--- start ---

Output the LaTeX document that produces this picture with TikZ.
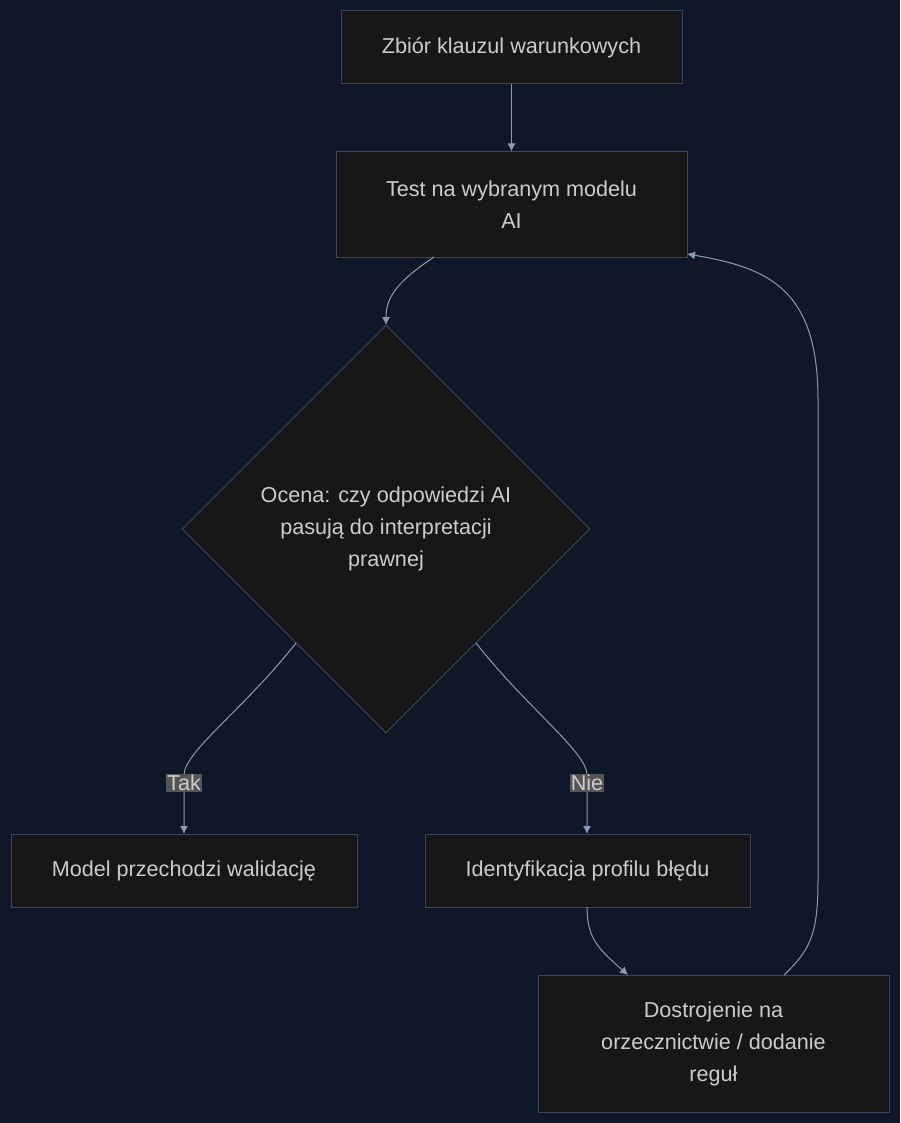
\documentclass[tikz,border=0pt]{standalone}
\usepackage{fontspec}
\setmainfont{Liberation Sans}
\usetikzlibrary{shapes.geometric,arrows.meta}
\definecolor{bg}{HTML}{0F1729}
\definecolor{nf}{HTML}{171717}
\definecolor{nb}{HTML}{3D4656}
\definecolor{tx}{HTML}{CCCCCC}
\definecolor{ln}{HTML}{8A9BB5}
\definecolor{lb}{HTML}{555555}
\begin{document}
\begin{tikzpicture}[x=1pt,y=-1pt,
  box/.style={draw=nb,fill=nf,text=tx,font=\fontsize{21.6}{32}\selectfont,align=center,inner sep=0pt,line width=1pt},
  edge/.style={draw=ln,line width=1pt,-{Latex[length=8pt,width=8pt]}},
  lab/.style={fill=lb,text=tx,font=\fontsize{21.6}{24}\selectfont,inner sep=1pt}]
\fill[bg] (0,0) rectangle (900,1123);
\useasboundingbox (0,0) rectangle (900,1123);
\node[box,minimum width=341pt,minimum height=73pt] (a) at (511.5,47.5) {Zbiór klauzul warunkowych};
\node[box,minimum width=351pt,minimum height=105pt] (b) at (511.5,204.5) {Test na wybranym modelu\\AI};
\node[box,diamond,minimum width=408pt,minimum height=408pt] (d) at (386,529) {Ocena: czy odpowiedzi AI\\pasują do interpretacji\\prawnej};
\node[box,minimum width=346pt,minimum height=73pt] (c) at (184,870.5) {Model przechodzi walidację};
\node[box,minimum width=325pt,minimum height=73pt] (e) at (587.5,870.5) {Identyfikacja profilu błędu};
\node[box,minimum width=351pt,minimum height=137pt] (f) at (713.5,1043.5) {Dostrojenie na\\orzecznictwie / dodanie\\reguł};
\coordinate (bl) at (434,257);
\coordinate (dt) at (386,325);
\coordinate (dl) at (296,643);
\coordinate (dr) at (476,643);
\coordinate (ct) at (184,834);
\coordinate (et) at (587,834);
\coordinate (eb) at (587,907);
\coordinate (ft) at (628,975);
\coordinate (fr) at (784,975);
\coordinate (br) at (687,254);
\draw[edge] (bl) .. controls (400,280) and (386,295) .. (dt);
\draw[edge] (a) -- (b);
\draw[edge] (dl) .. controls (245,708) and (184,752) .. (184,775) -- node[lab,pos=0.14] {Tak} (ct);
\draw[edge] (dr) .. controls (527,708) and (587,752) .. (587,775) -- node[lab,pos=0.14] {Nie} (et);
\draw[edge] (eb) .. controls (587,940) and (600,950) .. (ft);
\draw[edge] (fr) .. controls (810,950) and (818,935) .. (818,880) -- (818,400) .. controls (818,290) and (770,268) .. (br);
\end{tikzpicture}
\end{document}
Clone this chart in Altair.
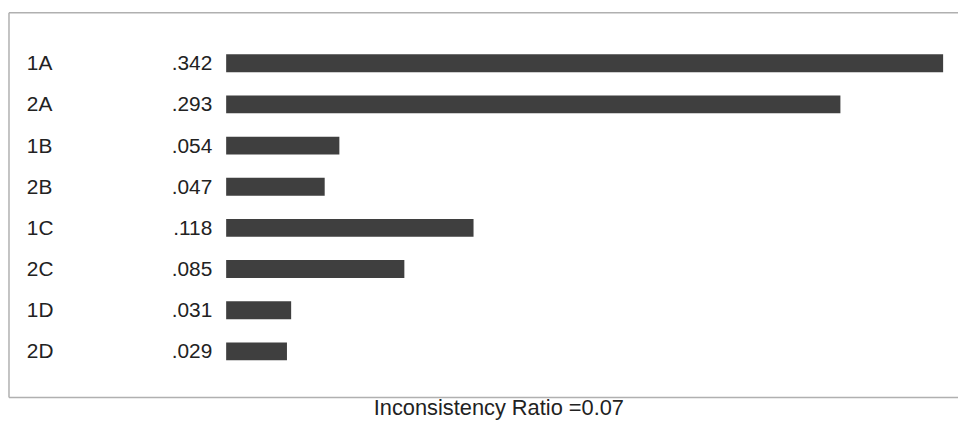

--- end ---

TASK TO COMPLETE
Every record above should come back exactly, but without its pictures.

EXERCISE ANSWER
Output the LaTeX document that produces this picture with TikZ.
\documentclass[tikz,border=0pt]{standalone}
\usepackage{fontspec}
\setmainfont{Liberation Sans}
\usetikzlibrary{shapes.geometric,arrows.meta}
\definecolor{bg}{HTML}{0F1729}
\definecolor{nf}{HTML}{171717}
\definecolor{nb}{HTML}{3D4656}
\definecolor{tx}{HTML}{CCCCCC}
\definecolor{ln}{HTML}{8A9BB5}
\definecolor{lb}{HTML}{555555}
\begin{document}
\begin{tikzpicture}[x=1pt,y=-1pt,
  box/.style={draw=nb,fill=nf,text=tx,font=\fontsize{21.6}{32}\selectfont,align=center,inner sep=0pt,line width=1pt},
  edge/.style={draw=ln,line width=1pt,-{Latex[length=8pt,width=8pt]}},
  lab/.style={fill=lb,text=tx,font=\fontsize{21.6}{24}\selectfont,inner sep=1pt}]
\fill[bg] (0,0) rectangle (900,1123);
\useasboundingbox (0,0) rectangle (900,1123);
\node[box,minimum width=341pt,minimum height=73pt] (a) at (511.5,47.5) {Zbiór klauzul warunkowych};
\node[box,minimum width=351pt,minimum height=105pt] (b) at (511.5,204.5) {Test na wybranym modelu\\AI};
\node[box,diamond,minimum width=408pt,minimum height=408pt] (d) at (386,529) {Ocena: czy odpowiedzi AI\\pasują do interpretacji\\prawnej};
\node[box,minimum width=346pt,minimum height=73pt] (c) at (184,870.5) {Model przechodzi walidację};
\node[box,minimum width=325pt,minimum height=73pt] (e) at (587.5,870.5) {Identyfikacja profilu błędu};
\node[box,minimum width=351pt,minimum height=137pt] (f) at (713.5,1043.5) {Dostrojenie na\\orzecznictwie / dodanie\\reguł};
\coordinate (bl) at (434,257);
\coordinate (dt) at (386,325);
\coordinate (dl) at (296,643);
\coordinate (dr) at (476,643);
\coordinate (ct) at (184,834);
\coordinate (et) at (587,834);
\coordinate (eb) at (587,907);
\coordinate (ft) at (628,975);
\coordinate (fr) at (784,975);
\coordinate (br) at (687,254);
\draw[edge] (bl) .. controls (400,280) and (386,295) .. (dt);
\draw[edge] (a) -- (b);
\draw[edge] (dl) .. controls (245,708) and (184,752) .. (184,775) -- node[lab,pos=0.14] {Tak} (ct);
\draw[edge] (dr) .. controls (527,708) and (587,752) .. (587,775) -- node[lab,pos=0.14] {Nie} (et);
\draw[edge] (eb) .. controls (587,940) and (600,950) .. (ft);
\draw[edge] (fr) .. controls (810,950) and (818,935) .. (818,880) -- (818,400) .. controls (818,290) and (770,268) .. (br);
\end{tikzpicture}
\end{document}
Clone this chart in Altair.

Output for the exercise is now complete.